Ao convocar “todos aqueles que defendem valores democráticos” a apoiar o Brasil, os signatários da carta pedem uma resposta às tentativas de interferência de Musk na soberania digital de nações. Acredita-se que este episódio em especial possa ser o prenúncio de novos embates entre governos soberanos e as grandes corporações tecnológicas, que têm resistido às tentativas de regulamentação local. O documento, que será oficialmente divulgado nesta terça-feira, dia 17 de setembro, tem como objetivo marcar o início de um debate global mais incisivo sobre o papel das big techs na política mundial e sobre as estratégias para proteger a soberania digital de países como o Brasil.

Leia a tradução para a língua portuguesa da carta:

Contra o Ataque das Big Tech às Soberanias Digitais

Nós, os signatários, desejamos expressar nossa profunda preocupação em relação aos ataques em curso das empresas Big Tech e seus aliados à soberania digital do Brasil. A disputa do Brasil com Elon Musk é apenas o mais recente exemplo de um esforço mais amplo para restringir a capacidade de nações soberanas de definir uma agenda de desenvolvimento digital livre do controle de megacorporações sediadas nos EUA.

No final de agosto, o Supremo Tribunal Brasileiro baniu o X do ciberespaço brasileiro por não cumprir decisões judiciais, exigindo a suspensão de contas que incitaram extremistas da extrema direita a participar de tumultos e ocupar as sedes do Legislativo, Judiciário e Executivo em 8 de janeiro de 2023.
Posteriormente, o presidente Lula da Silva deixou clara a intenção do governo brasileiro de buscar independência digital: reduzir a dependência do país de entidades estrangeiras para dados, capacidades de IA e infraestrutura digital e promover o desenvolvimento de ecossistemas tecnológicos locais. De acordo com esses objetivos, o Estado brasileiro também pretende forçar as empresas de big tech a pagar impostos justos, cumprir as leis locais e ser responsabilizadas pelas externalidades sociais de seus modelos de negócios, que frequentemente promovem violência e desigualdade.
Esses esforços têm sido alvo de ataques do proprietário da X e dos líderes de extrema direita, que reclamam sobre democracia e liberdade de expressão. Mas justamente porque o espaço digital carece de acordos regulatórios internacionais e democraticamente decididos, as grandes empresas de tecnologia operam como governantes, determinando o que deve ser moderado e promovido em suas plataformas.

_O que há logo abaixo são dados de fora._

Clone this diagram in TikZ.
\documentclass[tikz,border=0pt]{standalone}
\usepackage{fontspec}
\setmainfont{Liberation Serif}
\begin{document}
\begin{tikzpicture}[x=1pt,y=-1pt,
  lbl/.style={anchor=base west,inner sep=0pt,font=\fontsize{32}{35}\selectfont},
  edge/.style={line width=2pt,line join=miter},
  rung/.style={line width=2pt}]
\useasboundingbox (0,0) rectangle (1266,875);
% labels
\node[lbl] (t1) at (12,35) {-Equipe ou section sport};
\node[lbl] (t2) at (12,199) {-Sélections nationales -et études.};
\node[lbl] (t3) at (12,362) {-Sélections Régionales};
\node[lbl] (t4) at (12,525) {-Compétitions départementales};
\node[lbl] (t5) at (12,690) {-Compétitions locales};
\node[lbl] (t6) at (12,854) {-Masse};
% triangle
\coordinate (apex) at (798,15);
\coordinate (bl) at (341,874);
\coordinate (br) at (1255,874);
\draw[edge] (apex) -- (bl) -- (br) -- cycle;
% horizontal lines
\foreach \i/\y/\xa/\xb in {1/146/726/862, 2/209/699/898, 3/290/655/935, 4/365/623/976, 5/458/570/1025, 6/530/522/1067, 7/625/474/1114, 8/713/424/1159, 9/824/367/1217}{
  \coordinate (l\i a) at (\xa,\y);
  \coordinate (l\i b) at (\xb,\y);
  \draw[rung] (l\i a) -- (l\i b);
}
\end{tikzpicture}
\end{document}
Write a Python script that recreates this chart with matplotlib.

Além disso, o X e outras empresas começaram a se organizar, juntamente com seus aliados dentro e fora do país, para minar iniciativas que visam a autonomia tecnológica do Brasil. Mais do que advertir o Brasil, suas ações enviam uma mensagem preocupante para o mundo: que países democráticos que buscam independência da dominação das big techs correm o risco de ter suas democracias perturbadas, com algumas big techs apoiando movimentos e partidos de extrema direita.
O caso brasileiro se tornou a principal frente no conflito global em evolução entre as grandes corporações de tecnologia e aqueles que buscam construir um espaço digital democrático e centrado nas pessoas, com foco no desenvolvimento social e econômico.

As empresas de tecnologia não apenas controlam o mundo digital, mas também fazem lobby e operam contra a capacidade do setor público de criar e manter uma agenda digital independente baseada em valores, necessidades e aspirações locais. Quando seus interesses financeiros estão em jogo, elas trabalham de bom grado com governos autoritários. O que precisamos é de espaço digital suficiente para que os Estados possam direcionar as tecnologias colocando as pessoas e o planeta à frente dos lucros privados ou do controle unilateral do Estado.

Todos aqueles que defendem valores democráticos devem apoiar o Brasil em sua busca pela soberania digital. Exigimos que as big techs cessem suas tentativas de sabotar as iniciativas do Brasil voltadas para a construção de capacidades independentes em inteligência artificial, infraestrutura pública digital, gestão de dados e tecnologia em nuvem. Esses ataques minam não apenas os direitos dos cidadãos brasileiros, mas também as aspirações mais amplas de cada nação democrática de alcançar a soberania tecnológica.

Também pedimos ao governo do Brasil que seja firme na implementação de sua agenda digital e denuncie as pressões contra ela. O sistema da ONU e os governos ao redor do mundo devem apoiar esses esforços. Este é um momento crucial para o mundo. Uma abordagem independente para recuperar a soberania digital e o controle sobre nossa esfera digital pública não pode esperar. Também há uma necessidade urgente de desenvolver, dentro do quadro da ONU, os princípios básicos de regulação transnacional para acessar e usar serviços digitais, promovendo ecossistemas digitais que coloquem as pessoas e o planeta à frente dos lucros, para que esse campo de provas das Big Tech não se torne prática comum em outros territórios.